(Charts and diagrams as code)

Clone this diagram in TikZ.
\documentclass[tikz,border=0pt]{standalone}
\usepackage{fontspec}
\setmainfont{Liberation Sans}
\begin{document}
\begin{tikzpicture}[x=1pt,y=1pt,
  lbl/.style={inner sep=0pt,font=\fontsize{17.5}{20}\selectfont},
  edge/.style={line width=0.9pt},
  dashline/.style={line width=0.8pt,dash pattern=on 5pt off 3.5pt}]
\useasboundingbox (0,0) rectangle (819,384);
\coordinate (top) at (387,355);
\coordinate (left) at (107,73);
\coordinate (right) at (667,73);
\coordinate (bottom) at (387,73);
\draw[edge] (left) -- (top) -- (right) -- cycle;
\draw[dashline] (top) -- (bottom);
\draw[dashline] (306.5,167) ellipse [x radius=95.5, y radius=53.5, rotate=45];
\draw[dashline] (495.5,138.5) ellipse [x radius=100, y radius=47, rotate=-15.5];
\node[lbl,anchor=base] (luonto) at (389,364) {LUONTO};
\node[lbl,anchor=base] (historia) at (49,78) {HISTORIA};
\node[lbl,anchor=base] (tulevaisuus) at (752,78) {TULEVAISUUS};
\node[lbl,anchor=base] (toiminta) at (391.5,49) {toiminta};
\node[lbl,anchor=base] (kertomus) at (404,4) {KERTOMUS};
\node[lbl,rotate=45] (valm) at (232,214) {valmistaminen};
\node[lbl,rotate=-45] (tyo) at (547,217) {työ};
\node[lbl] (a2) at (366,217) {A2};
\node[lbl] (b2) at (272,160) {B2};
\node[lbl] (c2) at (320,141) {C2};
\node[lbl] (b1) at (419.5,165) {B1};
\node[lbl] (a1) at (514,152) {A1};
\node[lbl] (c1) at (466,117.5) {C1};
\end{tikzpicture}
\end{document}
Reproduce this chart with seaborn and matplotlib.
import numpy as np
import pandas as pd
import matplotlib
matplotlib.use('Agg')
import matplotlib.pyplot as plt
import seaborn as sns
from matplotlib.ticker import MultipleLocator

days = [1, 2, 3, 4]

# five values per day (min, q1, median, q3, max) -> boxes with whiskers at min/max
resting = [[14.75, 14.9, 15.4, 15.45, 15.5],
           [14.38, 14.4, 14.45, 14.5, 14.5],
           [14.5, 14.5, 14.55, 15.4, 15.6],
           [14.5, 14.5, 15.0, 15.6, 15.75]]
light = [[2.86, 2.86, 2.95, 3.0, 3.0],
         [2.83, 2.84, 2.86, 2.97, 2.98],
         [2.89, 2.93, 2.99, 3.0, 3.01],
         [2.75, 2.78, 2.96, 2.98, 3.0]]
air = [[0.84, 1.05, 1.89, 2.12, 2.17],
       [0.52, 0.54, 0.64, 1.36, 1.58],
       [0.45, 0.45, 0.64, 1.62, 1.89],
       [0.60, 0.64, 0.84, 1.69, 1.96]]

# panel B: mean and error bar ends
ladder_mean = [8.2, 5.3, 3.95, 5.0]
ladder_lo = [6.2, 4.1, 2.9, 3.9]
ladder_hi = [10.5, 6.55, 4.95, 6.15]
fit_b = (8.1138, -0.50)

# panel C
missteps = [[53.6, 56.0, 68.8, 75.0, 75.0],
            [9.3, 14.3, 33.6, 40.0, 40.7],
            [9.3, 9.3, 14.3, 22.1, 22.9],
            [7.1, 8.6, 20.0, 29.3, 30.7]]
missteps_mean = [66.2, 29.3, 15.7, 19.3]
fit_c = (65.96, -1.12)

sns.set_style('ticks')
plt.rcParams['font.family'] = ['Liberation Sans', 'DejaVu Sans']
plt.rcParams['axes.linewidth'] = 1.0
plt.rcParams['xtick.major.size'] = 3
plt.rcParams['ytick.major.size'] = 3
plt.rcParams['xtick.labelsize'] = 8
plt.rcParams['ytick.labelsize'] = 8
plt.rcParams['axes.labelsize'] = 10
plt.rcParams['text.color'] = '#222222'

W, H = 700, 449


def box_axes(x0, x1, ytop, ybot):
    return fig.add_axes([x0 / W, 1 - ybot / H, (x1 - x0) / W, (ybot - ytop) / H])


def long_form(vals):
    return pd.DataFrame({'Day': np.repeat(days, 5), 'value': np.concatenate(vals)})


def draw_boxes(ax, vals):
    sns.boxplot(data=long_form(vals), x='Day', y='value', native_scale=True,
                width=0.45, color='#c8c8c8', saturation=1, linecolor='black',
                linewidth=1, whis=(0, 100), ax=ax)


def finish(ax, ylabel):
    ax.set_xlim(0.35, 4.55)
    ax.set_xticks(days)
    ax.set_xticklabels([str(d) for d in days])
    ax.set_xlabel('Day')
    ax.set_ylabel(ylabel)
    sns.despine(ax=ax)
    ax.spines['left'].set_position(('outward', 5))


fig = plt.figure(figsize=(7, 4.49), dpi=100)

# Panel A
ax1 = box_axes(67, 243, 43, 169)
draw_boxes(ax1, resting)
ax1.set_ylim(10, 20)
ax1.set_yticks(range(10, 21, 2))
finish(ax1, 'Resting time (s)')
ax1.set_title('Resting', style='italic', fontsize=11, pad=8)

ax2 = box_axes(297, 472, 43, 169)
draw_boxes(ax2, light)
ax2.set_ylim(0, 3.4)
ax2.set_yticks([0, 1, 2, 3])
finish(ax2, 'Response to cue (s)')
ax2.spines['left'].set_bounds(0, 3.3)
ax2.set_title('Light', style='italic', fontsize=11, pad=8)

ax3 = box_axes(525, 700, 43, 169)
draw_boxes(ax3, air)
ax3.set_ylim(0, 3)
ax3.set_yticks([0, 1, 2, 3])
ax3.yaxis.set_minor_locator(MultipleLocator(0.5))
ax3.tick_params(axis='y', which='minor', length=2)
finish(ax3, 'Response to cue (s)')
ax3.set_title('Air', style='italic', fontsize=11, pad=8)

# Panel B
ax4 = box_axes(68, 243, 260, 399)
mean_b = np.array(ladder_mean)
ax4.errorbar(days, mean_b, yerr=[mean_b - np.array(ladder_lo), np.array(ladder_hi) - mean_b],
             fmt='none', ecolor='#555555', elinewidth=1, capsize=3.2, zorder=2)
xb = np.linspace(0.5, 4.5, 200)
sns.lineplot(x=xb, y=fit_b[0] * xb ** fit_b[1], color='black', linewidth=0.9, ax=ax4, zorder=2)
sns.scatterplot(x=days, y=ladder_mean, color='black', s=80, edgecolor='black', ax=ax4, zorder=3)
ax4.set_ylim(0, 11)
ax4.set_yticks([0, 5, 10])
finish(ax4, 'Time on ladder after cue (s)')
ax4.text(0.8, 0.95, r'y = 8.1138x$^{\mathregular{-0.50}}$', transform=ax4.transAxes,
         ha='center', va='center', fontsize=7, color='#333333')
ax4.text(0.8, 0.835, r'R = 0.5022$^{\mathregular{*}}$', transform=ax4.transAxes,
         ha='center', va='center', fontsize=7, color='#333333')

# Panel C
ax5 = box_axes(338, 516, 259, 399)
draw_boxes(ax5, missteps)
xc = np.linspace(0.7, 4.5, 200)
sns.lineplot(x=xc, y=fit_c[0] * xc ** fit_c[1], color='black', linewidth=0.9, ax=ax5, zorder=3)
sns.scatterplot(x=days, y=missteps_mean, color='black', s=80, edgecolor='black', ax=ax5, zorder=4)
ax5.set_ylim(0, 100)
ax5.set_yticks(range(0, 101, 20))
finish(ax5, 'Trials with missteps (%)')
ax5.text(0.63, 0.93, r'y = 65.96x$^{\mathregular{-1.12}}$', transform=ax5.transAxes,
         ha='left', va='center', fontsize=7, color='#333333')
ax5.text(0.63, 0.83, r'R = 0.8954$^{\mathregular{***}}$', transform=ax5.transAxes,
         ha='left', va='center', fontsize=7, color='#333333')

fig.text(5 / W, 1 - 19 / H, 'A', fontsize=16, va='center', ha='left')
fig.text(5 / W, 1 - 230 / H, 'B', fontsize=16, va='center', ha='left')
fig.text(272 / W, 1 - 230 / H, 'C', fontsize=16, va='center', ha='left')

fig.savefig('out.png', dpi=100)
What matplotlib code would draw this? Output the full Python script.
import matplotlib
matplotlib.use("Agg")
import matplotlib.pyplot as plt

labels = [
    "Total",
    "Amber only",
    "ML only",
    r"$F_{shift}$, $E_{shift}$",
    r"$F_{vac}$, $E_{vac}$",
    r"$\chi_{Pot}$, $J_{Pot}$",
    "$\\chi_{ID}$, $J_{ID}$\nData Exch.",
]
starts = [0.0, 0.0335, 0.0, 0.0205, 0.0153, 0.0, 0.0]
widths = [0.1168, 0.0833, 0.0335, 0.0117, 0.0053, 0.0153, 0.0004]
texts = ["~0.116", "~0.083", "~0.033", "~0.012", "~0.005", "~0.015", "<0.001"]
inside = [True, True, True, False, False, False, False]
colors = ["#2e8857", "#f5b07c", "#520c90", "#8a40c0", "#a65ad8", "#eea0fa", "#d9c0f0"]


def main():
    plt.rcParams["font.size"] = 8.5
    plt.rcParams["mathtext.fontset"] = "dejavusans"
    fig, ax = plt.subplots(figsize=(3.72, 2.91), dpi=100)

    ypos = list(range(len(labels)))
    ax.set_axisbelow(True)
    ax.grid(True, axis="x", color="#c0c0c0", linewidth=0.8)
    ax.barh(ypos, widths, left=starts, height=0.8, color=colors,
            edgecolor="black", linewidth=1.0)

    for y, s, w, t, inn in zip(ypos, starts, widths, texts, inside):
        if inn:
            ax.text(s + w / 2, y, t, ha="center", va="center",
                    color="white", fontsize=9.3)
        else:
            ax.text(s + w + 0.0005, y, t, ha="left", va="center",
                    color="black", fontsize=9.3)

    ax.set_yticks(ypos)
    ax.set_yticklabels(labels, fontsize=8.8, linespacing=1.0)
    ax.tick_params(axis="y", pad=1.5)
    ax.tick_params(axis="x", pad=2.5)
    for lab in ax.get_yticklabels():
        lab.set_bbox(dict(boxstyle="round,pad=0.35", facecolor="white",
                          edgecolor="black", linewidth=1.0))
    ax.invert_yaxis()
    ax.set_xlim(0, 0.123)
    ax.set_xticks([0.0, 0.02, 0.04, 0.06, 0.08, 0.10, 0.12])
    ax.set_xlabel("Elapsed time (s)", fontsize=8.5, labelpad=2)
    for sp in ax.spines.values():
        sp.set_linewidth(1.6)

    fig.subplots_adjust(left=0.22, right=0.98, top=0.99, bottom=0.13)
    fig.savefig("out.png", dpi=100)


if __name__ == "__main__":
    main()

> **Instructions to follow**: Within the material above, extract exactly the lines that start at the line containing "Reproduce this chart" and stop after the line containing "fit_c = (65.96, -1.12)", and only those.

> **Exercise solution**:
Reproduce this chart with seaborn and matplotlib.
import numpy as np
import pandas as pd
import matplotlib
matplotlib.use('Agg')
import matplotlib.pyplot as plt
import seaborn as sns
from matplotlib.ticker import MultipleLocator

days = [1, 2, 3, 4]

# five values per day (min, q1, median, q3, max) -> boxes with whiskers at min/max
resting = [[14.75, 14.9, 15.4, 15.45, 15.5],
           [14.38, 14.4, 14.45, 14.5, 14.5],
           [14.5, 14.5, 14.55, 15.4, 15.6],
           [14.5, 14.5, 15.0, 15.6, 15.75]]
light = [[2.86, 2.86, 2.95, 3.0, 3.0],
         [2.83, 2.84, 2.86, 2.97, 2.98],
         [2.89, 2.93, 2.99, 3.0, 3.01],
         [2.75, 2.78, 2.96, 2.98, 3.0]]
air = [[0.84, 1.05, 1.89, 2.12, 2.17],
       [0.52, 0.54, 0.64, 1.36, 1.58],
       [0.45, 0.45, 0.64, 1.62, 1.89],
       [0.60, 0.64, 0.84, 1.69, 1.96]]

# panel B: mean and error bar ends
ladder_mean = [8.2, 5.3, 3.95, 5.0]
ladder_lo = [6.2, 4.1, 2.9, 3.9]
ladder_hi = [10.5, 6.55, 4.95, 6.15]
fit_b = (8.1138, -0.50)

# panel C
missteps = [[53.6, 56.0, 68.8, 75.0, 75.0],
            [9.3, 14.3, 33.6, 40.0, 40.7],
            [9.3, 9.3, 14.3, 22.1, 22.9],
            [7.1, 8.6, 20.0, 29.3, 30.7]]
missteps_mean = [66.2, 29.3, 15.7, 19.3]
fit_c = (65.96, -1.12)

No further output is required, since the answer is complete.